**Exercise requirements:** Transcribe the listing exactly, leaving out every picture.

**Available data:**
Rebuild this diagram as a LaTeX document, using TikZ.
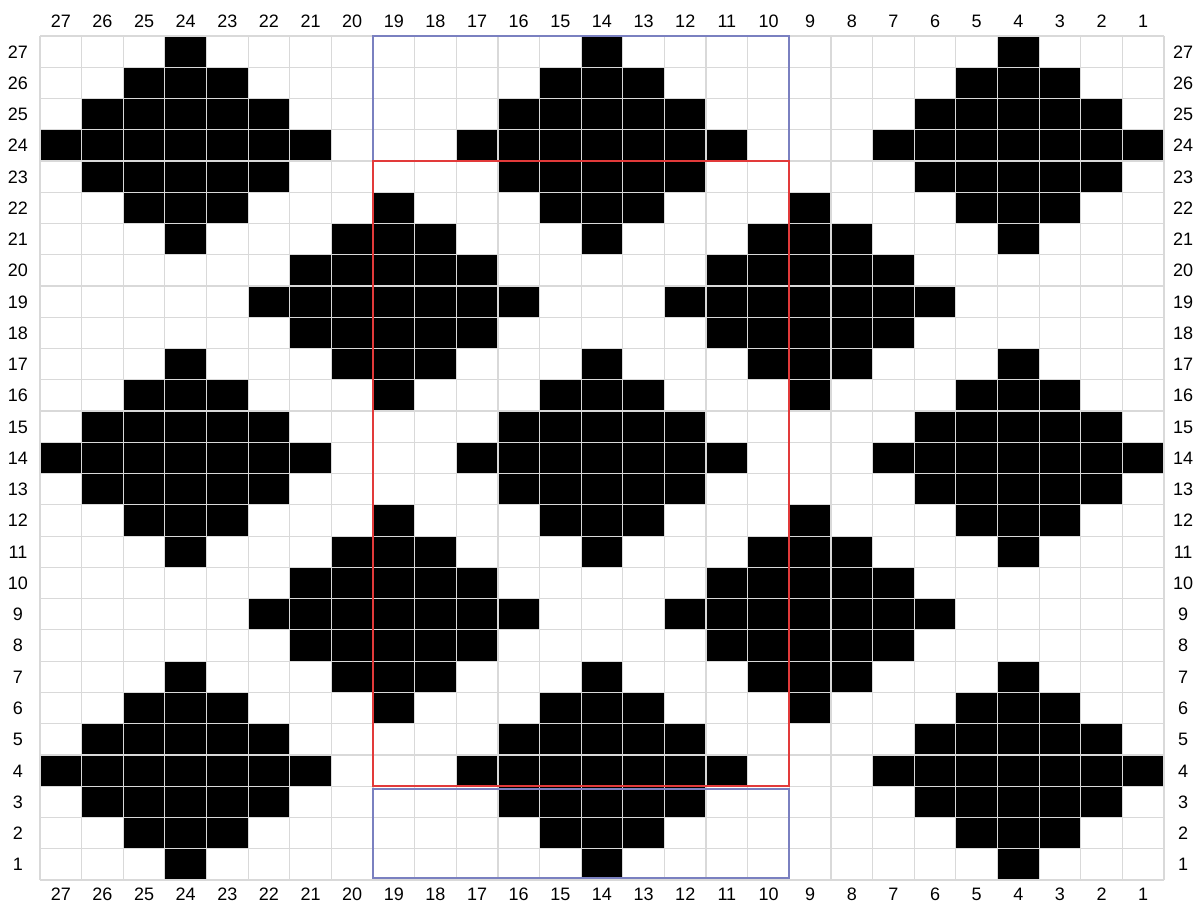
\documentclass[tikz,border=0pt]{standalone}
\usepackage{fontspec}
\setmainfont{Liberation Sans}

\definecolor{frameblue}{HTML}{7A80C0}
\definecolor{framered}{HTML}{E23A3A}
\definecolor{gridgray}{HTML}{D9D9D9}

\begin{document}
\begin{tikzpicture}[x=41.63pt, y=31.26pt,
  lbl/.style={font=\fontsize{18}{21}\selectfont, inner sep=0pt,
    text height=12.9pt, text depth=0pt},
  gridline/.style={gridgray, line width=1.2pt},
  frame/.style={line width=1.8pt}]
\useasboundingbox (-0.961,-0.768) rectangle (27.697,28.151);
% black diamonds
\foreach \cx/\cy in {3/23,13/23,23/23,3/13,13/13,23/13,3/3,13/3,23/3,8/18,18/18,8/8,18/8}
  \foreach \d in {-3,...,3} {
    \pgfmathtruncatemacro\k{3-abs(\d)}
    \fill ({\cx-\k},{\cy+\d}) rectangle ({\cx+\k+1},{\cy+\d+1});
  }
% grid
\foreach \i in {0,...,27} {
  \draw[gridline] (\i,0) -- (\i,27);
  \draw[gridline] (0,\i) -- (27,\i);
}
% numbers
\foreach \i in {0,...,26} {
  \pgfmathtruncatemacro\n{27-\i}
  \pgfmathtruncatemacro\r{\i+1}
  \node[lbl] (ct\n) at (\i+0.5,27.48) {\n};
  \node[lbl] (cb\n) at (\i+0.5,-0.45) {\n};
  \node[lbl] (rl\r) at (-0.53,\i+0.5) {\r};
  \node[lbl] (rr\r) at (27.46,\i+0.5) {\r};
}
% frames
\draw[frame, frameblue] (8,23) rectangle (18,27);
\draw[frame, frameblue] (8,0.06) rectangle (18,2.9);
\draw[frame, framered] (8,3) rectangle (18,23);
\end{tikzpicture}
\end{document}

**Task solution:**
Rebuild this diagram as a LaTeX document, using TikZ.
\documentclass[tikz,border=0pt]{standalone}
\usepackage{fontspec}
\setmainfont{Liberation Sans}

\definecolor{frameblue}{HTML}{7A80C0}
\definecolor{framered}{HTML}{E23A3A}
\definecolor{gridgray}{HTML}{D9D9D9}

\begin{document}
\begin{tikzpicture}[x=41.63pt, y=31.26pt,
  lbl/.style={font=\fontsize{18}{21}\selectfont, inner sep=0pt,
    text height=12.9pt, text depth=0pt},
  gridline/.style={gridgray, line width=1.2pt},
  frame/.style={line width=1.8pt}]
\useasboundingbox (-0.961,-0.768) rectangle (27.697,28.151);
% black diamonds
\foreach \cx/\cy in {3/23,13/23,23/23,3/13,13/13,23/13,3/3,13/3,23/3,8/18,18/18,8/8,18/8}
  \foreach \d in {-3,...,3} {
    \pgfmathtruncatemacro\k{3-abs(\d)}
    \fill ({\cx-\k},{\cy+\d}) rectangle ({\cx+\k+1},{\cy+\d+1});
  }
% grid
\foreach \i in {0,...,27} {
  \draw[gridline] (\i,0) -- (\i,27);
  \draw[gridline] (0,\i) -- (27,\i);
}
% numbers
\foreach \i in {0,...,26} {
  \pgfmathtruncatemacro\n{27-\i}
  \pgfmathtruncatemacro\r{\i+1}
  \node[lbl] (ct\n) at (\i+0.5,27.48) {\n};
  \node[lbl] (cb\n) at (\i+0.5,-0.45) {\n};
  \node[lbl] (rl\r) at (-0.53,\i+0.5) {\r};
  \node[lbl] (rr\r) at (27.46,\i+0.5) {\r};
}
% frames
\draw[frame, frameblue] (8,23) rectangle (18,27);
\draw[frame, frameblue] (8,0.06) rectangle (18,2.9);
\draw[frame, framered] (8,3) rectangle (18,23);
\end{tikzpicture}
\end{document}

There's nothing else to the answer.